Alors que la proportion des poissons péchés destinés à l’alimentation des poissons d’élevage diminue depuis le milieu des années 1990, les scientifiques ont récemment appelé à une réduction de moitié de la pression de pêche exercée sur les espèces fourragères, bien en dessous du RMD. Ils indiquent qu’en cas de conditions environnementales défavorables conduisant une année donnée à des faibles taux de reproduction, seule une baisse très importante des quotas de pêche permettrait de constituer un réservoir, pour prévenir l’effondrement des stocks et les répercussions sur la chaîne alimentaire. Les évènements récents concernant la pêcherie de l’anchois du Pérou permettent d’illustrer la vulnérabilité de ces espèces fourragères. Les eaux tièdes de l’Océan Pacifique associées à un phénomène El Niño modéré ont provoqué une baisse de 40 % de la population d’anchois entre 2011 et 2012. En réaction, le Pérou, qui représente plus de 80 % des captures, a diminué de deux tiers ses quotas de prises autorisées pour la saison à venir, soit le plus bas niveau depuis 25 ans. Le régulateur en chef des pêcheries a indiqué que “ des quotas 0 auraient dû être techniquement mis en place ”.

Il existe un espoir de reconstituer les pêcheries mondiales. Dans plusieurs systèmes régionaux étudiés de longue date, de nombreuses pêcheries ont pu se rétablir après s’être effondrées grâce à l’adoption d’un ensemble de mesures de gestion, comprenant la restriction des engins de pêche, la baisse et la répartition entre pécheurs des quotas de pêche alloués, et la mise en place de zones de protection maritimes (ZPMs). Ainsi par exemple, au Kenya, sur les récifs coralliens, les communautés ont arrêté la pratique de la senne et mis en place la cogestion d’un réseau de zones ‘sans prélèvements’. Il en est résulté une augmentation de la biomasse marine, de la taille des poissons, et des revenus des pécheurs.

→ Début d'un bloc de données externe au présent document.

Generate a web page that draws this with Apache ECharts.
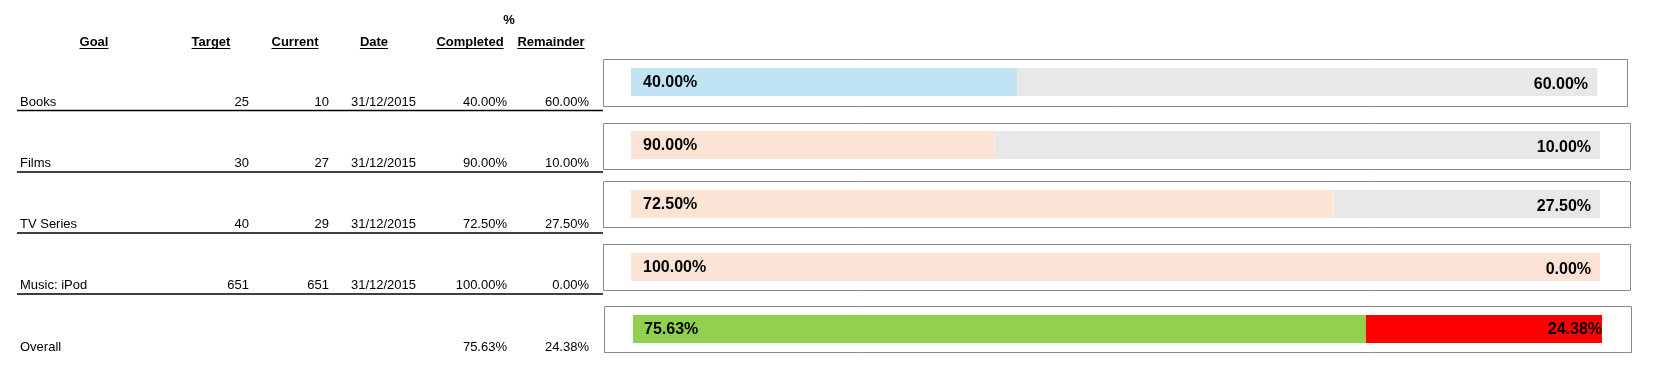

Il existe actuellement à l'échelle mondiale 8,1 millions de km² de ZPMs, représentant une superficie supérieure à l’Australie, mais ne couvrant que 2 % des océans. Les ZPMs bien conçues et gérées, offrant différents niveaux de protection, procurent de nombreux bénéfices écologiques et sociaux, mais les réserves marines où la pêche est interdite sont les plus efficaces. Une étude de 2010 portant sur les réserves sanctuarisées de la Grande Barrière de Corail en Australie a montré que la quantité et la taille des poissons pouvaient aller jusqu’à y doubler, mais qu’elles avaient aussi un impact positif sur leur environnement. L’Australie a annoncé en juin 2012 qu’elle pourrait faire passer son nombre de réserves de tous types de 27 à 60 et protéger ainsi un tiers de ses eaux territoriales.

En 1883, A l’occasion d’une exposition internationale consacrée aux pêcheries, Thomas Huxley, président de la British Royal Society, déclarait que “ Les grandes pêcheries étaient probablement inépuisables, ce qui veut dire que rien ne pouvait faire chuter sérieusement le nombre de poissons ”. Cette façon de voir a largement prévalu au cours du 20e siècle. Confronté désormais depuis plusieurs décennies aux preuves du contraire, le monde a fait quelques progrès. Mais assurer un avenir aux pêcheries du monde, en particulier dans un contexte de réchauffement et d’acidification des océans, demande d’agir beaucoup plus vite pour appliquer les avis scientifiques.